• _Written task_:
Using the data beneath, show every line that includes the word "with".

• _Records for the task_:
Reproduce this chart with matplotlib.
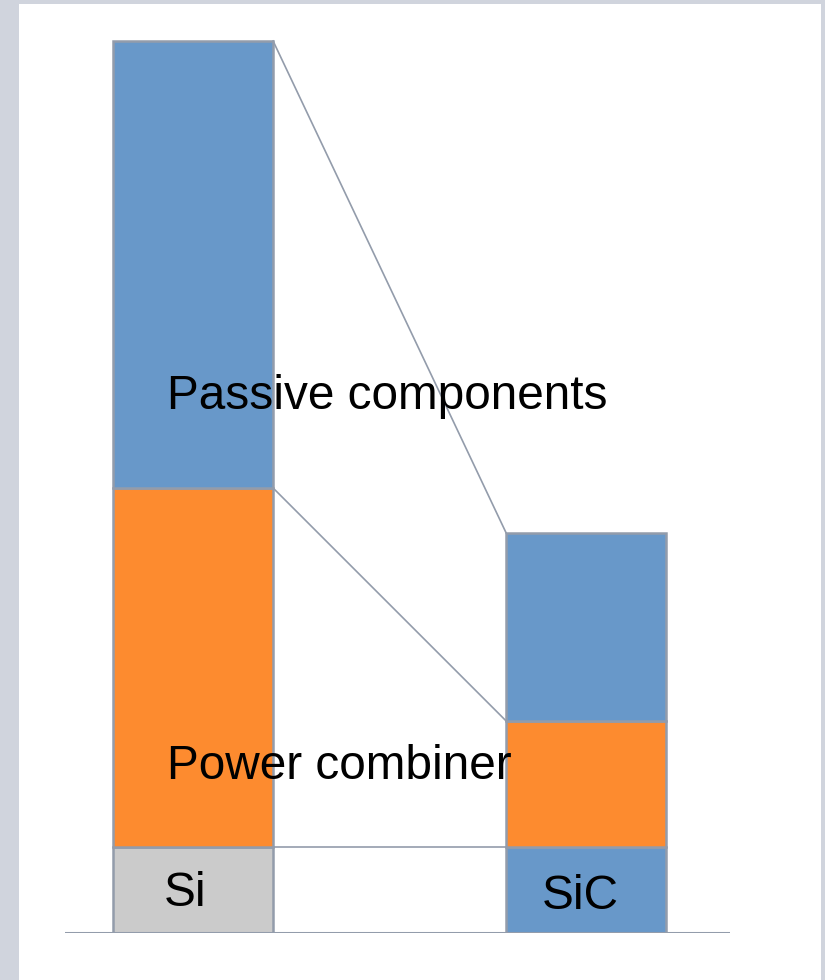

* * *

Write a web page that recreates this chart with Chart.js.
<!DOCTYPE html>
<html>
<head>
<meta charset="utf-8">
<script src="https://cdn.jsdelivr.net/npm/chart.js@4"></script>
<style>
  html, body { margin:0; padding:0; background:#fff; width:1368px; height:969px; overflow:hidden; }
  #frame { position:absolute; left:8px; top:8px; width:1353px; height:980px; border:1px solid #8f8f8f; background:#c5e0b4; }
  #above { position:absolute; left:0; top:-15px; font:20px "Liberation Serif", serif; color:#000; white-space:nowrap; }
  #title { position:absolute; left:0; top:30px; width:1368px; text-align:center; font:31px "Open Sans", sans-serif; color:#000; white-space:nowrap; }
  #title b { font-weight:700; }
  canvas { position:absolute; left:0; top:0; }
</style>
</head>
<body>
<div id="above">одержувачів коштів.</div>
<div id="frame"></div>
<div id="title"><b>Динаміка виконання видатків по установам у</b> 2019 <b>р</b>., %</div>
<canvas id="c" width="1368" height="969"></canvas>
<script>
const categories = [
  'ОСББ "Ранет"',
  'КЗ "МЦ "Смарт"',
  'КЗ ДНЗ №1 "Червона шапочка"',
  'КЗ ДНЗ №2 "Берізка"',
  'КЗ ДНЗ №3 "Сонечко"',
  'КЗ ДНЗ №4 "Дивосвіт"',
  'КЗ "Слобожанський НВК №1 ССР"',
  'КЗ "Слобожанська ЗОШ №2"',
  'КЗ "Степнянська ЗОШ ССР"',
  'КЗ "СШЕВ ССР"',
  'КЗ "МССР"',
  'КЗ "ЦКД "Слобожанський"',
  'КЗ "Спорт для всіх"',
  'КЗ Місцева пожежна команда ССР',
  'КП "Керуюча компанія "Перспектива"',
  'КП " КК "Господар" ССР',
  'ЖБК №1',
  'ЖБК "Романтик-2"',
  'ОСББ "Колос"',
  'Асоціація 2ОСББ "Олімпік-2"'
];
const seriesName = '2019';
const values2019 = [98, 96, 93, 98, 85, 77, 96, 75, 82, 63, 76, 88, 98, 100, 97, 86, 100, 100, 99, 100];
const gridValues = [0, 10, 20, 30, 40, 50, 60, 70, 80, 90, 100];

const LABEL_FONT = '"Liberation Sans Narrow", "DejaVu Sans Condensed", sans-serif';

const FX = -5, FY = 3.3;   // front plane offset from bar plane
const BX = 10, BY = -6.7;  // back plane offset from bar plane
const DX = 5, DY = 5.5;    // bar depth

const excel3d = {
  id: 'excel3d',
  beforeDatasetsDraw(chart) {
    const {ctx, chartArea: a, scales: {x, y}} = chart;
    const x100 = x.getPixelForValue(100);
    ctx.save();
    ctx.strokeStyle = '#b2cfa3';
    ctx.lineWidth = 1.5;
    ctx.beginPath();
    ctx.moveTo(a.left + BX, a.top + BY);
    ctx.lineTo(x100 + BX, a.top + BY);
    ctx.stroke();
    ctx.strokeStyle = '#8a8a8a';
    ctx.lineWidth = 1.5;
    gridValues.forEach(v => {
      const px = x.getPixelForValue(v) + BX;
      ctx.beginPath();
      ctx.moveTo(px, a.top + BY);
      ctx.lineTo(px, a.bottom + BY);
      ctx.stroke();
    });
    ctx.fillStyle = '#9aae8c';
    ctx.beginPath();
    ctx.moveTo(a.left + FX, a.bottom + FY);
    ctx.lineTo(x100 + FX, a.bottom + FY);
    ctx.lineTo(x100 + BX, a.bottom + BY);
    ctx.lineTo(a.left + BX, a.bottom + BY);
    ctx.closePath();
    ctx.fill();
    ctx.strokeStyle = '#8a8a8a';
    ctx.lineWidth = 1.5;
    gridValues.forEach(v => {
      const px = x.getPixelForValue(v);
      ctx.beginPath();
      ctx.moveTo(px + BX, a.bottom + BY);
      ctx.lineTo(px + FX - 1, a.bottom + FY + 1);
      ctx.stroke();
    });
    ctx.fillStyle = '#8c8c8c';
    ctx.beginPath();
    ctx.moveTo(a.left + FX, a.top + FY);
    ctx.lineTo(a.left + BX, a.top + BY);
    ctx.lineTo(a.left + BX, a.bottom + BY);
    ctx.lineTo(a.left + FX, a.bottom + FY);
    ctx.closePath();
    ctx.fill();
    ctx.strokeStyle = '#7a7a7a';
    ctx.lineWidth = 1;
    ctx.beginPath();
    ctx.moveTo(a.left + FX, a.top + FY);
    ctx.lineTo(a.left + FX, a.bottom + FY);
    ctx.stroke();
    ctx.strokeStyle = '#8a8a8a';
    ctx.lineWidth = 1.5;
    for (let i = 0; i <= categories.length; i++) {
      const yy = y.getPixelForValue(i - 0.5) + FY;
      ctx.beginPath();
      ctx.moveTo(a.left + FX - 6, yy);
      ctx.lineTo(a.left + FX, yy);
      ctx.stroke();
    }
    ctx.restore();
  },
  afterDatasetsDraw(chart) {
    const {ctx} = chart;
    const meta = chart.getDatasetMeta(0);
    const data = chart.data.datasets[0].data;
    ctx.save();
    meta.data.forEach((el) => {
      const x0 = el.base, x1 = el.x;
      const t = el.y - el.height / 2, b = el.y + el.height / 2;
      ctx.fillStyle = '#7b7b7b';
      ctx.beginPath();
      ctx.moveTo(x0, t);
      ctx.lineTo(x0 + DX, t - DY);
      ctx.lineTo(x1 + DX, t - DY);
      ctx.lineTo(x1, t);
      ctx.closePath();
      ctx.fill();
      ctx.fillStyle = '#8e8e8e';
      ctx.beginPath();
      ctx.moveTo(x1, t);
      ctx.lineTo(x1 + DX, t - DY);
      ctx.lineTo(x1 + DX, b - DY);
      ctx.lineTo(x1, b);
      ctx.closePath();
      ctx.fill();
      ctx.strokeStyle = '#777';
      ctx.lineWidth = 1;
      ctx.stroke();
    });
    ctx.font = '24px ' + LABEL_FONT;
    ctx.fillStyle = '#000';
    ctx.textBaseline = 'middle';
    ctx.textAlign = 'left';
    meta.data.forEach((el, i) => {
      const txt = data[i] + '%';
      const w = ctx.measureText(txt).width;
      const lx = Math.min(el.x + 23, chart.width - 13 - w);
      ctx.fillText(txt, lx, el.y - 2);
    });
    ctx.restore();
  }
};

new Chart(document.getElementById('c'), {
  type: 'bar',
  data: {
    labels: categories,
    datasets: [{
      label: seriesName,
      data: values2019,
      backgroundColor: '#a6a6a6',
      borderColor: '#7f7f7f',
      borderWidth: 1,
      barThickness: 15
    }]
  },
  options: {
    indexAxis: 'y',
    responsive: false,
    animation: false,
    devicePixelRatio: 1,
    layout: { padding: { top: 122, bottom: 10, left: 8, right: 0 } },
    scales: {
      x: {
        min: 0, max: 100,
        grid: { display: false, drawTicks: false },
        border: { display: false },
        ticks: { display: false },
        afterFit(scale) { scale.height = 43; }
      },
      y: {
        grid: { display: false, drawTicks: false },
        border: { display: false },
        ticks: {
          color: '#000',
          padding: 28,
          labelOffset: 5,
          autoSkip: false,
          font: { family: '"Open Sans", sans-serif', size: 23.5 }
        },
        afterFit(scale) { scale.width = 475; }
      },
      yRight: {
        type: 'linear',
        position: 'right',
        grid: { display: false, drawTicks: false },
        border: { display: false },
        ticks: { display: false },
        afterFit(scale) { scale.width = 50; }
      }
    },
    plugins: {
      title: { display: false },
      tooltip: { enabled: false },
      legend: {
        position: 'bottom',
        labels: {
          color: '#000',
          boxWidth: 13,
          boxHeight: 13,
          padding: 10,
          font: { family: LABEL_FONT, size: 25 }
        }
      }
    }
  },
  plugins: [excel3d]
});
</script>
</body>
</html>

• _Output of the task_:
Reproduce this chart with matplotlib.
Write a web page that recreates this chart with Chart.js.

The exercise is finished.